Google opens its cloud services for Kubernetes project with $9M grant

Kubernetes, the software that manages the deployment of software containers, has grown in usage like a weed since Google LLC announced it in 2014.

That’s because containers have become enormously popular for allowing developers to create one version of their software that can run on many operating systems and servers, and Kubernetes standardized the process of “orchestrating” these containers.

But even after Google contributed the Kubernetes project to the just-formed Cloud Native Computing Foundation in 2015, it was still providing the infrastructure needed for hosting, testing and other project activities, and the project’s contributors wanted more control of cloud resources. Unfortunately, Google couldn’t oblige because its security rules didn’t allow it to add external people to its domain.

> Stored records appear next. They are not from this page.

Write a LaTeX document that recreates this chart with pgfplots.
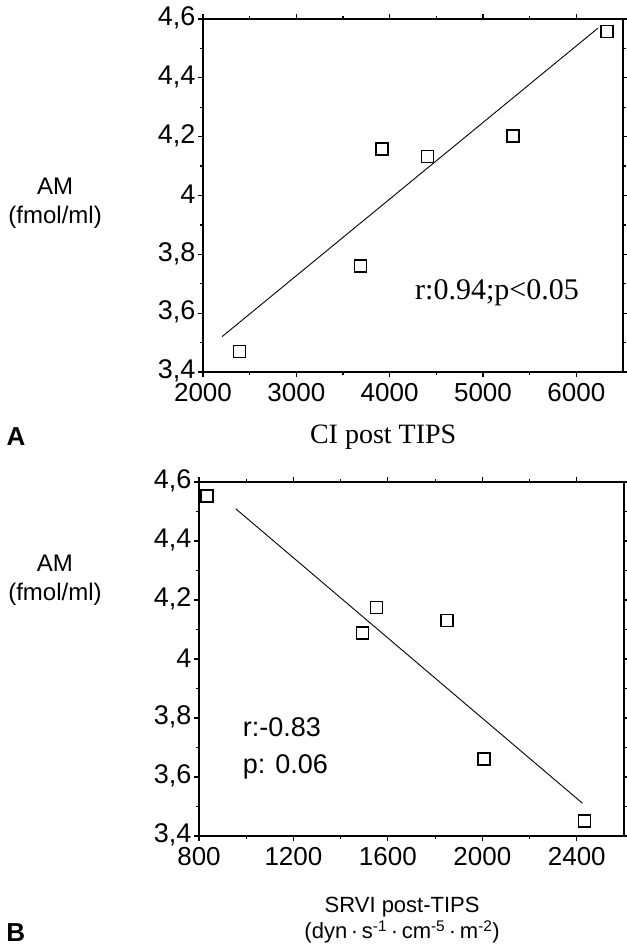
\documentclass[border=0pt]{standalone}
\usepackage{fontspec}
\setmainfont{Liberation Sans}
\newfontfamily\serif{Liberation Serif}
\usepackage{pgfplots}
\pgfplotsset{compat=1.18}

\pgfplotsset{
  panel/.style={
    scale only axis,
    axis line style={line width=1.4pt},
    tick align=outside,
    xtick pos=both, ytick pos=both,
    major tick length=5pt, minor tick length=3pt,
    every tick/.style={line width=1.2pt,black},
    minor x tick num=1, minor y tick num=1,
    ymin=3.4, ymax=4.6, ytick={3.4,3.6,...,4.61},
    /pgf/number format/assume math mode=true,
    /pgf/number format/use comma,
    /pgf/number format/1000 sep={},
    yticklabel style={/pgf/number format/fixed,/pgf/number format/precision=1,
      font=\fontsize{27}{30}\selectfont, xshift=1pt, yshift=1pt},
    xticklabel style={font=\fontsize{26}{30}\selectfont, yshift=-3pt},
    clip=false,
  },
  pts/.style={only marks, mark=square, mark size=6pt, line width=1.6pt, black},
  fit/.style={no marks, black, line width=0.9pt},
}

\begin{document}
\begin{tikzpicture}
\useasboundingbox (0,0) rectangle (626pt,947pt);

% panel A
\begin{axis}[panel, at={(203pt,575pt)}, anchor=south west,
  width=420pt, height=353pt,
  xmin=2000, xmax=6500, xtick={2000,3000,...,6000}]
\addplot[pts] coordinates {(2390,3.47)(3686,3.76)(3921,4.158)(4404,4.132)(5321,4.203)(6329,4.558)};
\addplot[fit] coordinates {(2204,3.52)(6232,4.569)};
\node[font=\serif\fontsize{30}{34}\selectfont] at (rel axis cs:0.70,0.225) {r:0.94;p<0.05};
\node[font=\serif\fontsize{28}{32}\selectfont] at (rel axis cs:0.429,-0.184) {CI post TIPS};
\node[font=\bfseries\fontsize{26}{30}\selectfont] at (rel axis cs:-0.445,-0.184) {A};
\node[font=\fontsize{24}{29}\selectfont, align=center] at (rel axis cs:-0.352,0.478) {AM\\(fmol/ml)};
\end{axis}

% panel B
\begin{axis}[panel, at={(199pt,111pt)}, anchor=south west,
  width=425pt, height=354pt,
  xmin=800, xmax=2600, xtick={800,1200,...,2400}]
\addplot[pts] coordinates {(834,4.553)(1492,4.089)(1552,4.174)(1851,4.130)(2008,3.662)(2433,3.451)};
\addplot[fit] coordinates {(956,4.509)(2424,3.511)};
\node[anchor=west, font=\fontsize{27}{30}\selectfont] at (rel axis cs:0.095,0.308) {r:-0.83};
\node[anchor=west, font=\fontsize{27}{30}\selectfont] at (rel axis cs:0.095,0.195) {p: 0.06};
\node[font=\fontsize{22}{26}\selectfont] at (rel axis cs:0.478,-0.20) {SRVI post-TIPS};
\node[font=\fontsize{22}{26}\selectfont] at (rel axis cs:0.478,-0.271) {(dyn\,·\,s\textsuperscript{-1}\,·\,cm\textsuperscript{-5}\,·\,m\textsuperscript{-2})};
\node[font=\bfseries\fontsize{26}{30}\selectfont] at (rel axis cs:-0.431,-0.272) {B};
\node[font=\fontsize{24}{29}\selectfont, align=center] at (rel axis cs:-0.339,0.722) {AM\\(fmol/ml)};
\end{axis}
\end{tikzpicture}
\end{document}
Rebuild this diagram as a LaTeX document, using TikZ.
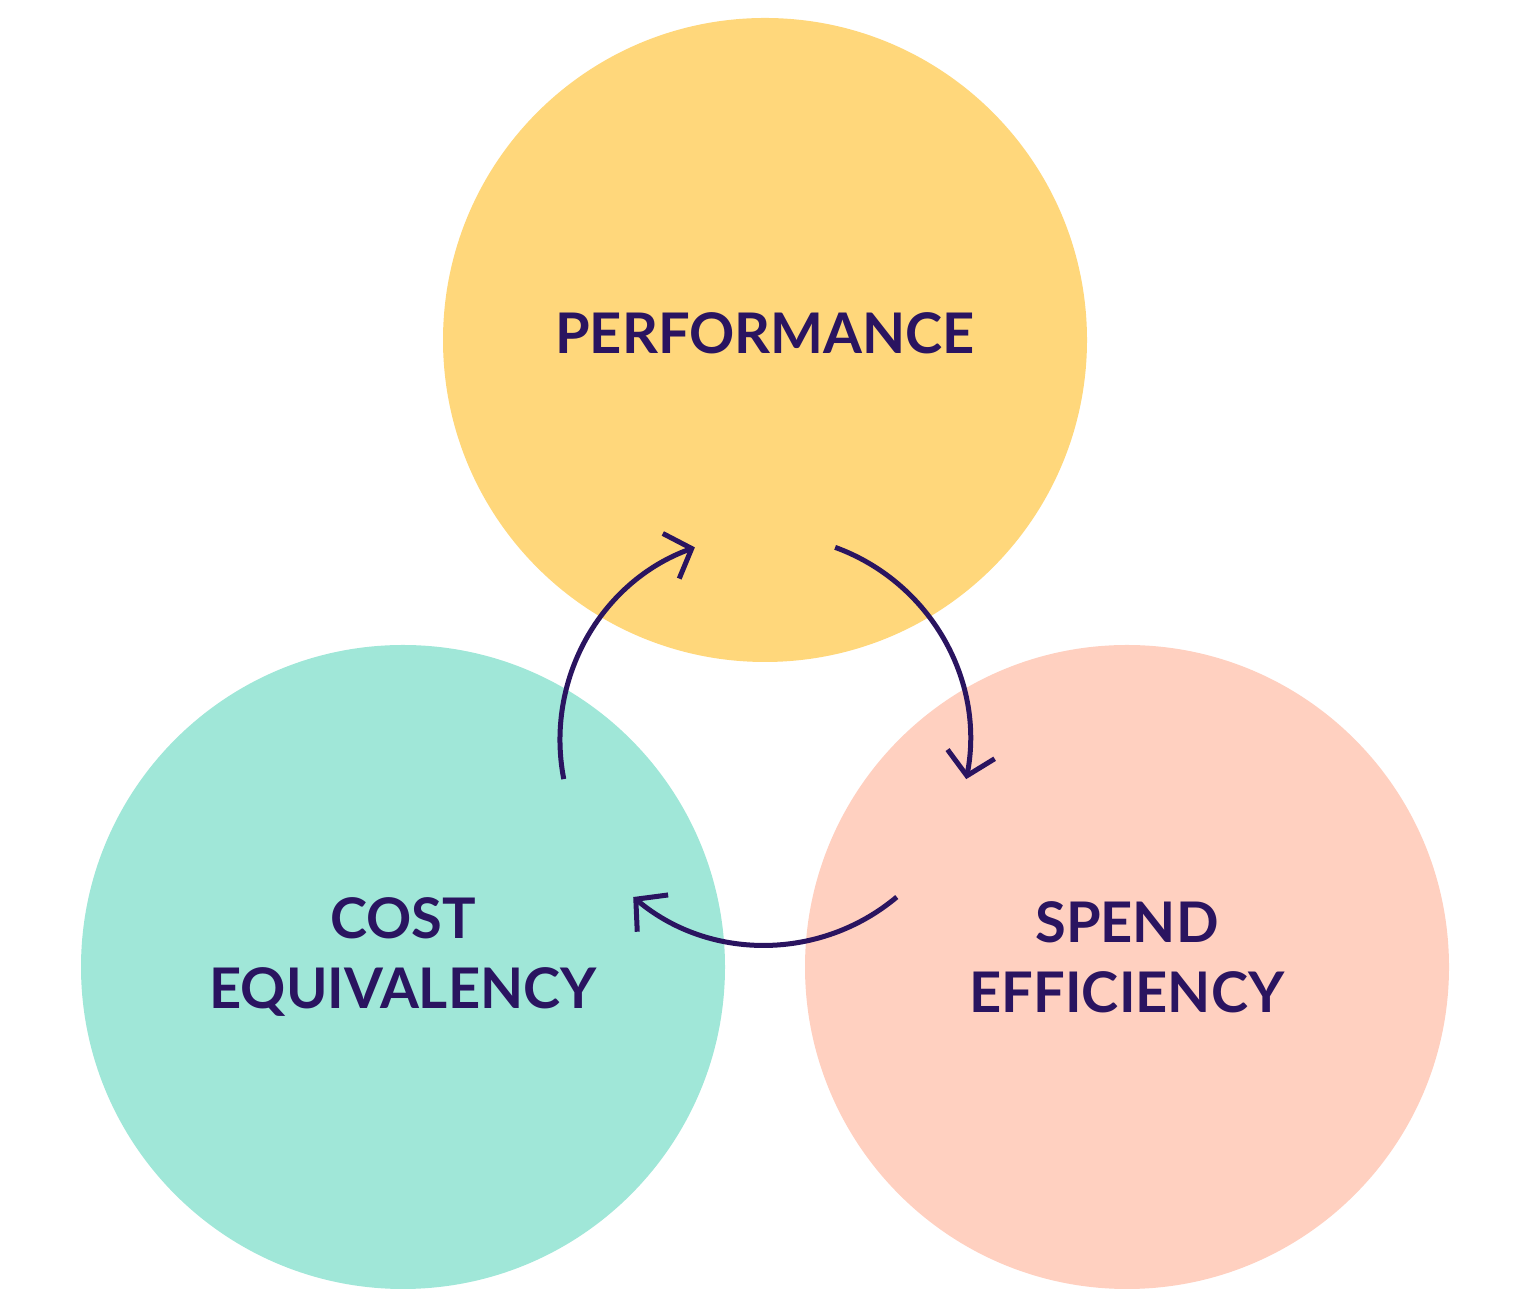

Today, it’s announcing a fix, creating CNCF Google domain so it can open up its cloud resources to any and all contributors. It’s also funding the move with a $9 million grant in the form of Google Cloud Platform credits.

“The community should own these things,” Tim Hockin (pictured), a Google principal software engineer and leader of the Kubernetes project, said in an interview. “There should be nothing where they say, ‘I can’t do that, somebody at Google has to do this.’”

The infrastructure handles everything from network and storage capacity, testing, container downloads and other services such as domain name serving. “That infrastructure will now be managed and run by the community,” said CNCF Executive Director Dan Kohn.

And it’s a fearsomely large chunk of infrastructure thanks to the rapidly growing popularity of Kubernetes. Last month, Google said, the Kubernetes container registry it hosts served nearly 130 million container image downloads of core Kubernetes components, or more than 4 million a day. Much of the grant will be used to fund scalability testing, which often runs 150,000 containers across 5,000 virtual machines, or servers emulated in software.

“As organizations look to modernize … they’re finding that that move to cloud-native is absolutely essential,” said Kohn, and containers and Kubernetes are critical to making that happen. “2018 is the year Kubernetes has really crossed the chasm from early adopter to early majority.”

Indeed, according to a CNCF survey of 2,400 developers and information technology staff released this morning, 58 percent of respondents are now using Kubernetes in production, while 42 percent are evaluating it for future use. And it’s not just agile startups: Some 40 percent of respondents from enterprise companies with more than 5,000 employees are running Kubernetes in production.